Andrew C. Megdanis IBM Research Division, Thomas J. Watson Research Center, P.O. Box 218, Yorktown Heights, New York 10598 (MEGDANI at YKTVMV). Mr. Megdanis received the B.A. degree in chemistry and physics from SUNY at Potsdam in 1976 and the M.S. degree in physics from Fairleigh Dickinson University in 1980. He has worked at the Liquid Carbonic Corporation and Lederle Laboratory in the field of analytical chemistry. In 1985 he joined the IBM

Thomas J. Watson Research Center, where he worked in the Advanced Silicon Technology Laboratory as a process engineer in the LPCVD, Oxidation and Diffusion Technology group. He currently works in the Digital Communications IC Design group as a circuit designer.

Sudhir Gowda IBM Research Division, Thomas J. Watson Research Center, P.O. Box 218, Yorktown Heights, New York 10598 (GOWDA at WATSON). Dr. Gowda received the B.Tech. degree in electrical engineering in 1987 from the Indian Institute of Technology, Madras, India. He received the M.S. and Ph.D. degrees in electrical engineering in 1989 and 1992, respectively, from the University of Southern California at Los Angeles. While at USC, Dr. Gowda was a research assistant at the MOSIS Service of the Information Sciences Institute, Marina del Rey, California, as well as the USC Department of Electrical Engineering. He contributed significantly to the development of the BSIM-plus submicron MOS transistor model for analog and digital VLSI circuits. He also helped develop and teach a senior-level class on VLSI design. In 1992, Dr. Gowda joined the VLSI Design and Communication Technology Department at the IBM Thomas J. Watson Research Center, where he is now a research staff member working on high-speed computing and computer communications. He has published more than twenty technical papers in scientific journals and conferences. Dr. Gowda's research interests include architectural design and detailed circuit implementation for high-speed computers, signal processors, and communication circuits.
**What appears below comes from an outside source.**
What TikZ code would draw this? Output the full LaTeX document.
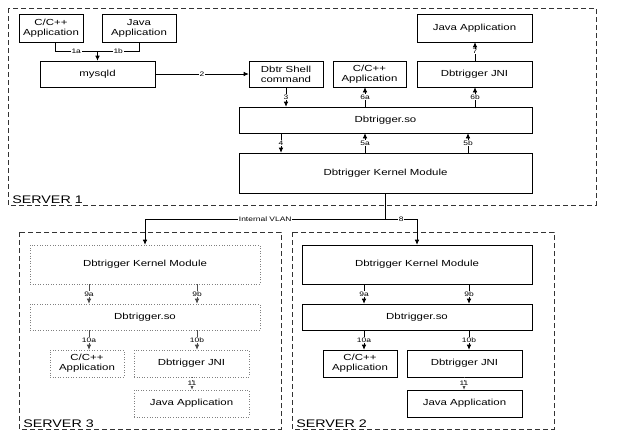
\documentclass[tikz,border=0pt]{standalone}
\usepackage{fontspec}
\setmainfont{Liberation Sans}[FakeStretch=1.3]
\usetikzlibrary{calc,arrows.meta}
\newcommand{\vdraw}[5]{\draw[#1] let \p1 = (#2), \p2 = (#3) in (#4pt, \y1) -- (#4pt, \y2) node[lbl, midway] {#5}}

\begin{document}
\begin{tikzpicture}[x=1pt, y=-1pt, >={Latex[length=5pt, width=4.5pt]}, line width=0.6pt,
    box/.style={draw, align=center, inner sep=0pt, font=\fontsize{8.8}{9.8}\selectfont},
    ghost/.style={box, draw=gray, dotted},
    app/.style={minimum width=74pt, minimum height=27pt},
    wideapp/.style={minimum width=115pt, minimum height=27pt},
    lib/.style={minimum height=26pt},
    kern/.style={minimum height=39pt},
    lbl/.style={fill=white, inner sep=0.6pt, font=\fontsize{6.5}{7}\selectfont},
    frame/.style={draw=black!80, dash pattern=on 5pt off 3pt},
    srv/.style={anchor=south west, inner sep=2pt, font=\fontsize{11}{12}\selectfont},
    link/.style={->},
    glink/.style={->, draw=black!70},
    dlink/.style={->, draw=black!70, dotted}]
    \useasboundingbox (0,0) rectangle (633,434);

    % server 1
    \draw[frame] (8,8) rectangle (596,205);
    \node[srv] (s1) at (10,206) {SERVER 1};
    \node[box, minimum width=64pt, minimum height=28pt] (capp1) at (51,28) {C/C++\\Application};
    \node[box, app, minimum height=28pt] (japp1) at (139,28) {Java\\Application};
    \node[box, minimum width=115pt, lib] (mysqld) at (97.5,74) {mysqld};
    \node[box, app, lib] (shell) at (286,74) {Dbtr Shell\\command};
    \node[box, minimum width=73pt, lib] (capp2) at (369.5,74) {C/C++\\Application};
    \node[box, wideapp, lib] (jni1) at (474.5,74) {Dbtrigger JNI};
    \node[box, wideapp, minimum height=28pt] (japp2) at (474.5,28) {Java Application};
    \node[box, lib, minimum width=293pt] (so1) at (385.5,120) {Dbtrigger.so};
    \node[box, minimum width=293pt, minimum height=40pt] (kern1) at (385.5,173) {Dbtrigger Kernel Module};

    \coordinate (j1) at (97.5,51);
    \draw ([xshift=4pt]capp1.south) |- node[lbl, pos=0.75] {1a} (j1);
    \draw (japp1.south) |- node[lbl, pos=0.75] {1b} (j1);
    \draw[link] (j1) -- (mysqld.north);
    \draw[link] (mysqld) -- node[lbl] {2} (shell);
    \vdraw{link}{shell.south}{so1.north}{286}{3};
    \vdraw{link}{so1.south}{kern1.north}{281}{4};
    \vdraw{link}{kern1.north}{so1.south}{365}{5a};
    \vdraw{link}{kern1.north}{so1.south}{468}{5b};
    \vdraw{link}{so1.north}{capp2.south}{365}{6a};
    \vdraw{link}{so1.north}{jni1.south}{475}{6b};
    \vdraw{link}{jni1.north}{japp2.south}{475}{7};

    % server 3
    \draw[frame] (19,232) rectangle (281,429);
    \node[srv] (s3) at (21,430) {SERVER 3};
    \node[ghost, kern, minimum width=230pt] (kern3) at (145,264.5) {Dbtrigger Kernel Module};
    \node[ghost, lib, minimum width=230pt] (so3) at (145,317) {Dbtrigger.so};
    \node[ghost, app] (capp3) at (87,363.5) {C/C++\\Application};
    \node[ghost, wideapp] (jni3) at (191.5,363.5) {Dbtrigger JNI};
    \node[ghost, wideapp] (japp3) at (191.5,403.5) {Java Application};
    \vdraw{glink}{kern3.south}{so3.north}{89}{9a};
    \vdraw{glink}{kern3.south}{so3.north}{197}{9b};
    \vdraw{glink}{so3.south}{capp3.north}{89}{10a};
    \vdraw{glink}{so3.south}{jni3.north}{197}{10b};
    \vdraw{dlink}{jni3.south}{japp3.north}{192}{11};

    % server 2
    \draw[frame] (292,232) rectangle (554,429);
    \node[srv] (s2) at (294,430) {SERVER 2};
    \node[box, kern, minimum width=230pt] (kern2) at (417,264.5) {Dbtrigger Kernel Module};
    \node[box, lib, minimum width=230pt] (so2) at (417,317) {Dbtrigger.so};
    \node[box, app] (capp4) at (360,363.5) {C/C++\\Application};
    \node[box, wideapp] (jni2) at (464.5,363.5) {Dbtrigger JNI};
    \node[box, wideapp] (japp4) at (464.5,403.5) {Java Application};
    \vdraw{link}{kern2.south}{so2.north}{364}{9a};
    \vdraw{link}{kern2.south}{so2.north}{469}{9b};
    \vdraw{link}{so2.south}{capp4.north}{364}{10a};
    \vdraw{link}{so2.south}{jni2.north}{469}{10b};
    \vdraw{dlink}{jni2.south}{japp4.north}{464}{11};

    % internal vlan
    \coordinate (vlan) at (385.5,219);
    \draw (kern1.south) -- (vlan);
    \draw[link] (vlan) -| node[lbl, pos=0.25] {Internal VLAN} (kern3.north);
    \draw[link] (vlan) -| node[lbl, pos=0.25] {8} (kern2.north);
\end{tikzpicture}
\end{document}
Kevin R. Wrenner IBM Research Division, Thomas J. Watson Research Center, P.O. Box 218, Yorktown Heights, New York 10598 (WREN at YKTVMV). Mr. Wrenner is an advisory engineer with the Digital Communication IC Design group. He received his B.S. and M. Eng. degrees in electrical engineering from Cornell University in 1986 and 1988, respectively. From 1988 to 1989 he worked for Digital Equipment Corporation, designing digital MOS integrated circuits. In 1989 he joined the IBM Research Division at the Thomas J. Watson Research Center. Since then he has contributed to the design of GaAs and CMOS ASICs for high-speed computer links, and custom CMOS macros for various applications including voltage conversion and signal processing. Mr. Wrenner is a member of Eta Kappa Nu and the Tau Beta Pi Association.